Public education in Ohio is governed by local boards of education. Statewide there are 608 of them with 15 in Franklin County alone. Members are selected in public elections.
Beyond residency in their district there are almost no qualifications for board members. People with no idea how education or government works can be elected. The administrators and teachers of the district have a myriad of requirements to meet. But the people actually in charge, don’t.
This can occasionally cause problems. Columbus has had board members who didn’t understand statistics or history or even basic management principles. Some boards are essentially non-functional. But what one board doesn’t get right, another board sometimes just down the road often does. Thus, diffusion of the power has made American education more innovative and more capable of adapting to changing environments than many countries with centralized educational bureaucracies. But it can also create massive local failures.
If one is to believe the State of Ohio’s education grading system, Columbus is one of those massive local failures. But it isn’t. The failure is actually in the state’s grading system.
There is no doubt it is easier to educate rich kids than poor kids. The research is conclusive. An equal amount of educational dollars spent on the rich and on the poor will produce better results with the rich. Since the State gives school systems serving the rich pretty much the same level of support as school systems serving the poor, the State’s grading system will almost always give rich school systems A’s and poor school systems, F’s.
This is obvious to pretty much anyone who tries to understand the current system. That seems not to include most of the legislature or even the public in Ohio. But anyone likely to run for the Board knows it and this explains why there is no big rush to serve on the Board of Education for Columbus Schools. The deck is stacked against Columbus.
Actually, the deck is doubly stacked against Columbus. Thirty plus years ago, Columbus was desegregated by the federal courts. To prevent integration from spreading, the State and all the Boards of Education in Franklin County decided most of the minority and poor students would stay in the desegregated Columbus Schools and most of the city’s white and better off students would be split among the “suburban” school districts. Currently about half of Columbus’ students go to “suburban” school districts. But, as compensation, Columbus was supposed to receive extra monies to educate this concentration of hard-to-educate students. That flow of money ended almost as fast as it took for the ink on the “Win-Win” agreement to dry.
Yet still six people were willing to step up and run for the Board. Which five will be elected was decided by the Franklin County Democratic Party and they were named on this year’s sample ballot. When the Free Press, WCRS and WGRN community radio stations asked for an interview, the three incumbents who are running for re-election refused, telling others they were “too busy.” They don’t care. They don’t have to. Since the Republicans didn’t even bother to endorse, they expect to be elected no matter what you think.

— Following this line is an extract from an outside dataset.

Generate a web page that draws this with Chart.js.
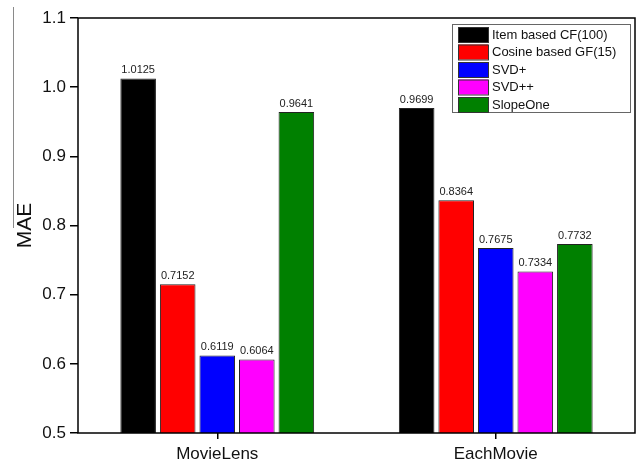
<!DOCTYPE html>
<html>
<head>
<meta charset="utf-8">
<script src="https://cdn.jsdelivr.net/npm/chart.js@4.4.1/dist/chart.umd.min.js"></script>
<style>
  html, body { margin: 0; padding: 0; background: #fff; }
  #wrap { width: 636px; height: 466px; position: relative; }
</style>
</head>
<body>
<div id="wrap"><canvas id="chart"></canvas></div>
<script>
const categories = ['MovieLens', 'EachMovie'];
const seriesNames = ['Item based CF(100)', 'Cosine based GF(15)', 'SVD+', 'SVD++', 'SlopeOne'];
const itemCF   = [1.0125, 0.9699];
const cosineGF = [0.7152, 0.8364];
const svdPlus  = [0.6119, 0.7675];
const svdPP    = [0.6064, 0.7334];
const slopeOne = [0.9641, 0.7732];
const seriesColors = ['#000000', '#ff0000', '#0000ff', '#ff00ff', '#008000'];
const yTicks = [0.5, 0.6, 0.7, 0.8, 0.9, 1.0, 1.1];

const FONT = 'Liberation Sans, Arial, sans-serif';

// frame around plot area + stray scan line at left
const framePlugin = {
  id: 'frame',
  afterDraw(chart) {
    const { ctx, chartArea: a } = chart;
    ctx.save();
    ctx.strokeStyle = '#000';
    ctx.lineWidth = 1.5;
    ctx.strokeRect(a.left, a.top, a.right - a.left, a.bottom - a.top);
    ctx.strokeStyle = '#8a8a8a';
    ctx.lineWidth = 1;
    ctx.beginPath();
    ctx.moveTo(13.5, 7);
    ctx.lineTo(13.5, 228);
    ctx.stroke();
    ctx.restore();
  }
};

// value labels above bars
const valuePlugin = {
  id: 'values',
  afterDatasetsDraw(chart) {
    const { ctx } = chart;
    ctx.save();
    ctx.font = '11px ' + FONT;
    ctx.fillStyle = '#222';
    ctx.textAlign = 'center';
    ctx.textBaseline = 'bottom';
    chart.data.datasets.forEach((ds, i) => {
      chart.getDatasetMeta(i).data.forEach((bar, j) => {
        ctx.fillText(ds.data[j].toFixed(4), bar.x, bar.y - 3);
      });
    });
    ctx.restore();
  }
};

// boxed legend inside the top-right corner
const legendPlugin = {
  id: 'boxLegend',
  afterDraw(chart) {
    const { ctx } = chart;
    const x0 = 452, y0 = 24, w = 178, h = 88, row = 17.5;
    ctx.save();
    ctx.fillStyle = '#fff';
    ctx.fillRect(x0, y0, w, h);
    ctx.strokeStyle = '#666';
    ctx.lineWidth = 1;
    ctx.strokeRect(x0 + 0.5, y0 + 0.5, w, h);
    ctx.font = '13px ' + FONT;
    ctx.textBaseline = 'middle';
    chart.data.datasets.forEach((ds, i) => {
      const cy = y0 + 10 + i * row;
      ctx.fillStyle = ds.backgroundColor;
      ctx.fillRect(458, cy - 7, 30, 15);
      ctx.strokeStyle = '#333';
      ctx.strokeRect(458.5, cy - 6.5, 30, 15);
      ctx.fillStyle = '#111';
      ctx.fillText(ds.label, 492, cy + 1);
    });
    ctx.restore();
  }
};

const allSeries = [itemCF, cosineGF, svdPlus, svdPP, slopeOne];

new Chart(document.getElementById('chart'), {
  type: 'bar',
  data: {
    labels: categories,
    datasets: allSeries.map((vals, i) => ({
      label: seriesNames[i],
      data: vals,
      backgroundColor: seriesColors[i],
      borderColor: '#222',
      borderWidth: 1,
      categoryPercentage: 0.71,
      barPercentage: 0.9,
    })),
  },
  options: {
    responsive: true,
    maintainAspectRatio: false,
    animation: false,
    layout: { padding: { top: 18, right: 1, left: 0, bottom: 0 } },
    plugins: {
      legend: { display: false },
      tooltip: { enabled: false },
    },
    scales: {
      x: {
        grid: { display: true, drawOnChartArea: false, offset: false, tickLength: 6, color: '#000', lineWidth: 1.5 },
        border: { display: false },
        ticks: { color: '#111', font: { family: FONT, size: 17 }, padding: 5 },
        afterFit(s) { s.height = 33; },
      },
      y: {
        min: 0.5,
        max: 1.1,
        afterBuildTicks(s) { s.ticks = yTicks.map(v => ({ value: v })); },
        grid: { display: true, drawOnChartArea: false, tickLength: 8, color: '#000', lineWidth: 1.5 },
        border: { display: false },
        ticks: {
          color: '#111',
          font: { family: FONT, size: 17 },
          padding: 4,
          callback: v => Number(v).toFixed(1),
        },
        title: { display: true, text: 'MAE', color: '#111', font: { family: FONT, size: 21 }, padding: { top: 13, bottom: 0 } },
        afterFit(s) { s.width = 78; },
      },
    },
  },
  plugins: [framePlugin, valuePlugin, legendPlugin],
});
</script>
</body>
</html>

Yet three candidates did care enough to come in for an hour recorded interview with the radio stations and for this article. Carol Beckerle is a retired attorney and a retired Columbus school teacher. Tina Pierce is a professor at Ohio State. And Kimberly Mason is a parent and school activist. All are running for the first time.

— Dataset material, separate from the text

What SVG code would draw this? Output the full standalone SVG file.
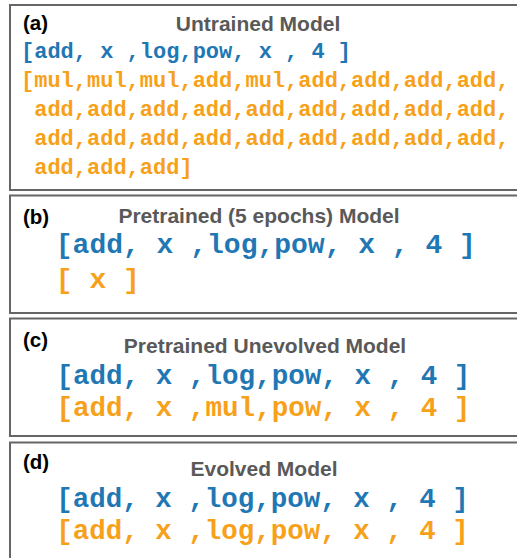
<svg xmlns="http://www.w3.org/2000/svg" width="517" height="558" viewBox="0 0 517 558">
<style>
.box{fill:#ffffff;stroke:#666666;stroke-width:2}
.lbl{font-family:"Liberation Sans",Arial,sans-serif;font-weight:bold;font-size:20.5px;fill:#000000}
.ttl{font-family:"Liberation Sans",Arial,sans-serif;font-weight:bold;font-size:21px;fill:#595959;text-anchor:middle}
.code{font-family:"Liberation Mono","Courier New",monospace;font-weight:bold;white-space:pre}
.blue{fill:#1f77b4}
.orange{fill:#f7a11a}
</style>
<rect width="517" height="558" fill="#ffffff"/>
<g id="panel-a">
<rect class="box" x="10" y="5" width="520" height="185"/>
<text class="lbl" x="23" y="30">(a)</text>
<text class="ttl" x="258" y="31">Untrained Model</text>
<text class="code blue" x="21" y="57.5" font-size="22" xml:space="preserve">[add, x ,log,pow, x , 4 ]</text>
<text class="code orange" x="21" y="86.5" font-size="22" xml:space="preserve">[mul,mul,mul,add,mul,add,add,add,add,</text>
<text class="code orange" x="21" y="115.5" font-size="22" xml:space="preserve"> add,add,add,add,add,add,add,add,add,</text>
<text class="code orange" x="21" y="144.5" font-size="22" xml:space="preserve"> add,add,add,add,add,add,add,add,add,</text>
<text class="code orange" x="21" y="173.5" font-size="22" xml:space="preserve"> add,add,add]</text>
</g>
<g id="panel-b">
<rect class="box" x="10" y="195.5" width="520" height="117.5"/>
<text class="lbl" x="23" y="224">(b)</text>
<text class="ttl" x="259" y="223">Pretrained (5 epochs) Model</text>
<text class="code blue" x="55.8" y="253" font-size="28" xml:space="preserve">[add, x ,log,pow, x , 4 ]</text>
<text class="code orange" x="55.8" y="288" font-size="28" xml:space="preserve">[ x ]</text>
</g>
<g id="panel-c">
<rect class="box" x="10" y="318.5" width="520" height="117.5"/>
<text class="lbl" x="23" y="347">(c)</text>
<text class="ttl" x="265" y="353">Pretrained Unevolved Model</text>
<text class="code blue" x="56.4" y="384" font-size="27.6" xml:space="preserve">[add, x ,log,pow, x , 4 ]</text>
<text class="code orange" x="56.4" y="416" font-size="27.6" xml:space="preserve">[add, x ,mul,pow, x , 4 ]</text>
</g>
<g id="panel-d">
<rect class="box" x="10" y="442.5" width="520" height="130"/>
<text class="lbl" x="23" y="469">(d)</text>
<text class="ttl" x="264" y="476">Evolved Model</text>
<text class="code blue" x="56.2" y="507" font-size="27.5" xml:space="preserve">[add, x ,log,pow, x , 4 ]</text>
<text class="code orange" x="56.2" y="539" font-size="27.5" xml:space="preserve">[add, x ,log,pow, x , 4 ]</text>
</g>
<g id="connectors"></g>
</svg>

Beckerle and Mason fit the mold of Board members being school volunteers moving up. Their interviews were conversational and genuine exchanges. Both tend to have a bottom-up view of their job on the Board and see their connections in the community as major assets.
Pierce fits the mold of the aspiring politician. School Board is often recommended as the first office. With party backing, it’s easy to get elected, it builds name recognition and positions one for stepping up the political ladder. Her interview was less conversational and more an exposition of talking points. She often refused to be interrupted and continued talking to keep making whatever point was to be made. She was even accompanied by a political consultant supplied by the Democratic Party. Her clear aim is higher office.
The endorsed Democrats, which does not include Mason who is running with the Yes We Can coalition, are running as a “team.” No one seems to be able to articulate what that means other than they intend to be respectful of one another. No sweeping agendas such as year-round schools or pre-school for all kids are proposed. If the past is any predictor of the future, they will maintain unanimity by tweaking levels of improvement in the schools. BAU –Business As Usual. A “high” expectation for the new board might be raising the Columbus City School’s grade to D. We don’t know and they aren’t telling us.